Call me crazy. Everybody else seems to be wanting to get out of this, but I want to get in. I want to wake up while it's still dark, wishing that I could stay in bed a little longer. Take a nice hot shower as I become lucid, get dressed, and head out. I want to see red tail lights in front of me and white headlights going in the opposite direction in the dark of the early morning as I ease my way to work.
I want to get a cup of joe, a comforting aroma to start the day. I want to walk underneath florescent lights, say hi to Jim and hey to Lorene. I want to sit at my desk, getting up a few times to use the copier, until noon, then spend an hour eating lunch and hangin out. Then I want to go back to work for a few hours, until that sweet relief at the end of the day. I want to sit in traffic again as I head home. Walk in and change into casual clothes, and sigh in relief as I sink into the chair in front of the TV. Me time.

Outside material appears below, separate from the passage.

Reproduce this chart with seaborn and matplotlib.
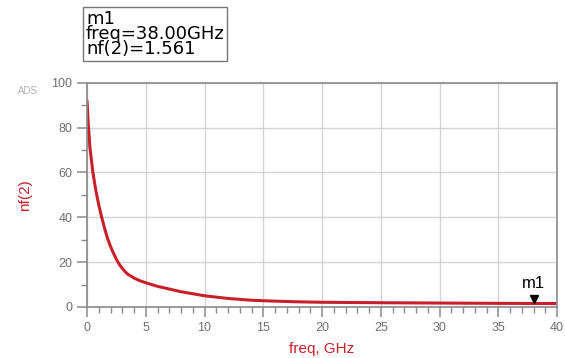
import pandas as pd
import matplotlib.pyplot as plt
import seaborn as sns
from matplotlib.ticker import MultipleLocator

# Noise figure nf(2) vs frequency
freq = [0.0, 0.1, 0.25, 0.5, 0.75, 1.0, 1.25, 1.5, 1.75, 2.0, 2.25, 2.5, 2.75, 3.0, 3.25, 3.5,
        4.0, 4.5, 5.0, 6.0, 7.0, 8.0, 9.0, 10.0, 12.0, 14.0, 16.0, 18.0, 20.0, 25.0, 30.0,
        35.0, 38.0, 40.0]
nf = [92.0, 82.0, 71.0, 60.0, 52.0, 45.5, 40.0, 35.0, 30.5, 27.0, 24.0, 21.3, 19.0, 17.2, 15.7, 14.5,
      12.9, 11.7, 10.8, 9.2, 8.0, 6.8, 5.9, 5.0, 3.8, 3.0, 2.6, 2.3, 2.1, 1.9, 1.75,
      1.62, 1.561, 1.55]

marker_freq = 38.0
marker_nf = 1.561
x_ticks = [0, 5, 10, 15, 20, 25, 30, 35, 40]
y_ticks = [0, 20, 40, 60, 80, 100]

df = pd.DataFrame({"freq": freq, "nf": nf})

sns.set_style("white")
plt.rcParams["font.family"] = ["Liberation Sans", "DejaVu Sans"]

fig = plt.figure(figsize=(5.65, 3.58), dpi=100)
ax = fig.add_axes([0.154, 0.1425, 0.832, 0.6265])

red = "#c8202a"
sns.lineplot(data=df, x="freq", y="nf", ax=ax, color=red, linewidth=2.2)

# marker m1
ax.plot([marker_freq], [marker_nf + 2.2], marker="v", color="black", markersize=6, linestyle="none")
ax.text(marker_freq, marker_nf + 5.5, "m1", ha="center", va="bottom", fontsize=12, color="black")

ax.set_xlim(0, 40)
ax.set_ylim(0, 100)
ax.set_xticks(x_ticks)
ax.set_yticks(y_ticks)
ax.xaxis.set_minor_locator(MultipleLocator(1))
ax.yaxis.set_minor_locator(MultipleLocator(10))
ax.grid(True, which="major", color="#d4d4d4", linewidth=1.0)
ax.set_axisbelow(True)

for s in ax.spines.values():
    s.set_color("#8a8a8a")
    s.set_linewidth(1.2)

ax.tick_params(axis="both", which="major", direction="out", length=7, width=1.1,
               color="#8a8a8a", labelcolor="#707070", labelsize=9)
ax.tick_params(axis="both", which="minor", direction="out", length=4, width=1.0, color="#8a8a8a")
ax.tick_params(axis="both", which="both", bottom=True, left=True)

ax.set_xlabel("freq, GHz", color=red, fontsize=11, labelpad=6)
ax.set_ylabel("nf(2)", color=red, fontsize=11, labelpad=14)

fig.text(18 / 565, 1 - 91 / 358, "ADS", fontsize=7, color="#b0b0b0", ha="left", va="center")

# marker readout box
fig.text(86 / 565, 1 - 34 / 358, "m1\nfreq=38.00GHz\nnf(2)=1.561", fontsize=13, color="black",
         family=["DejaVu Sans"], ha="left", va="center", linespacing=0.82,
         bbox=dict(boxstyle="square,pad=0.15", facecolor="white", edgecolor="#777777", linewidth=1.0))

plt.savefig("out.png", dpi=100)
plt.close()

I want to do this five times a week until Friday, when I get that big relief at the end of the day. Five o'clock, and everything seems to sing. I want to sleep in on Saturday, just because I can, and spend the day kicked back. Maybe go see a movie, or hike, or hang out with friends and family. I want Sunday night to be bittersweet, as I feel the weekend coming to a close. And I want to wake up on Monday and do it all again.
Maybe I'm crazy. I'm not supposed to want to be in the grind. Everybody wants to get out; to "transcend" it. But I want in. I guess I just want to feel like I'm a part of things.
Six years ago I got out of the military, still practically a kid at 23. Like everyone else, I wanted to be out of the grind. At the time I wanted to feel special. Not a part of everything, but extraordinary; standing out amongst the civilians. And I did feel that way.
After six months of unemployment, however, I began to go stir crazy. I needed something to do, people to talk to, and most of all, I needed to meet women. I finally got a job working security. I had romantic aspirations involving this job. I wanted to chase down bad guys and protect the innocent. Be a hero. Reality turned out to be much different.
I didn't get to be a part of the employees of the company. I could chat, but I wasn't allowed to fraternize, and I couldn't date any of the female employees (although that didn't stop me ;D). This didn't bother me in the beginning. That was what I wanted; not to commingle, but to stand out. I wanted to be the one who allows the others to commingle in safety.
For two years, I worked swing shift, 4 to midnight. And my weekend was Wednesday and Thursday. In the beginning it was pretty convenient to be able to do my errands when everybody else was working, but when my friends and family were off, I was working. It was a rare opportunity to spend time with someone I knew away from work. People would make big plans for the holidays while I sat in a big empty building. Employees would leave on Friday to go out and party, and I got to watch them leave.
After the first few months, I started school part time, as I had planned to do. It was nice as a student; to get to be just one of the students. But it still felt so part time, like I wasn't fully one of them. I yearned for the old days in school when I was one student among many. Of course I have to take responsibility for this situation, however, as I did still have this attitude of wanting to stand apart from everyone else. I wasn't one of these civilians. I had been in the military. I was experienced. (ha)
That attitude left during the two years I worked there. I quit my job to go to school full time, just wanting to be a part of things again. Ironically, this move took me further in the opposite direction. I would sit in class for two hours as the teacher lectured, then move to a different class with different people. Then, after three months, I would have all new classes, never really getting acquainted with anyone. I did get to spend some time with friends and family, which was a plus, but most of my free time was pent up in my room doing homework. When I wasn't doing homework, my activities were limited by my finances, or lack thereof.
During this time, I would listen to new agey types tell me I need to "transcend the rat race" and "be my own boss" etc. Corporations and anybody with power were out to use and manipulate me. Down with the man. So I would spend my time trying to figure out how not to be a part of things.
I switched my major to graphic design, which assuaged this feeling for a while. I got to go to classes with the same group of people for a year, getting to know them and being a part. But then after a year, I switched to web design. Classes were pretty much like they were before graphic design. No solid group of people; just fleeting faces. Things were better than before, however. My primary goal was to do well in school. Having a mission helped. When I was off, I would make time as much as possible to get to know the people I knew again. Plus I was wiser with my money, enabling more reserves and more opportunities. Things were much better than before. Still, I would leave school each day with this melancholy feeling of wanting to be a part of things.
Now I'm done with school and looking for work. I could go all for freelance, be my own boss and make my own hours, if I want to. But I don't. Six years after my term in the military has ended, I just want to be part of the grind. At least for now. Maybe a time will come when I just need to transcend it all. But not now.
When I get up in the morning miserable, everybody else is miserable with me. When I'm stuck in traffic, everyone else is stuck in traffic with me. Counting down the hours, so does everyone else. Feeling that sweet relief at the end of the day with everyone else. And then I want to do it all again with everyone else.
Either that or I just like coffee and pretty traffic lights.